Esse processo se desenrolou ao longo dos séculos 19 e 20 nos países desenvolvidos, mas também tem se dado, com cronogramas variados, mesmo em nações remediadas e pobres. 

O exemplo brasileiro é emblemático. De 6 filhos por mulher na década de 1960, o país despencou para 1,7 filho por mulher hoje.

A média já está abaixo do “número mágico” que faz a população ficar estável no longo prazo —que é de 2,1 filhos por mulher (matematicamente só 2 seriam necessários, mas o 0,1 é acrescentado pelo fato de que algumas pessoas morrem antes de conseguir gerar filhos, é claro). 

Praticamente todos os países desenvolvidos já estão abaixo do nível necessário para repor a população no longo prazo, e vários países em desenvolvimento, a exemplo do nosso, estão indo na mesma toada.

E, como apontam os autores, tais forças —urbanização, educação feminina e acesso à tecnologia— estão agindo até mesmo nas favelas da Índia e do Quênia. 

Darrell Bricker e John Ibbitson descrevem a cena curiosa de telas de smartphones acendendo dentro dos saris das mulheres indianas que entrevistaram em sua pesquisa, ou um aplicativo queniano usado para calcular o valor em dinheiro das cabeças de gado tradicionalmente oferecidas por um noivo à família da noiva como presente nupcial. 

Apesar de misturarem o tradicional e o moderno, as mulheres em idade reprodutiva dos dois lugares se espelham cada vez mais num modelo de família que inclui apenas dois ou três filhos.

Se esse cenário continuar se espalhando pelo planeta, países que já alcançaram o nível inferior ao reabastecimento populacional precisarão cada vez mais da chegada de imigrantes para manter sua economia funcionando. 

Eis um argumento pragmático, e não apenas humanitário, em favor de fronteiras mais abertas no mundo todo.

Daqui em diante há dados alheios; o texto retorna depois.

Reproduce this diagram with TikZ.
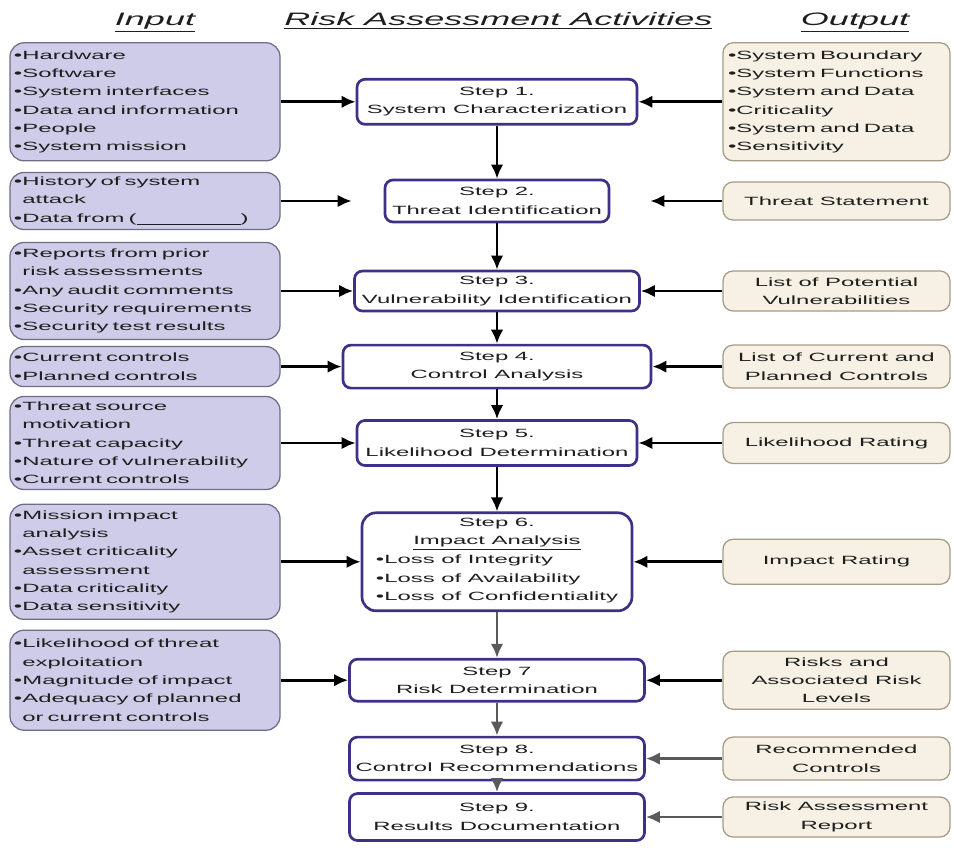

Empty Planet: The Shock ​of Global Population Decline
Autores: Darrell Bricker e John Ibbitson​
Ed. Robinson
R$ 41,34 (ebook)
304 págs

Erramos: o texto foi alterado

A população da Terra entrará em declínio entre 2040 e 2060 segundo o livro "Empty Planet", e não no fim deste século, como afirmava título anterior desta reportagem.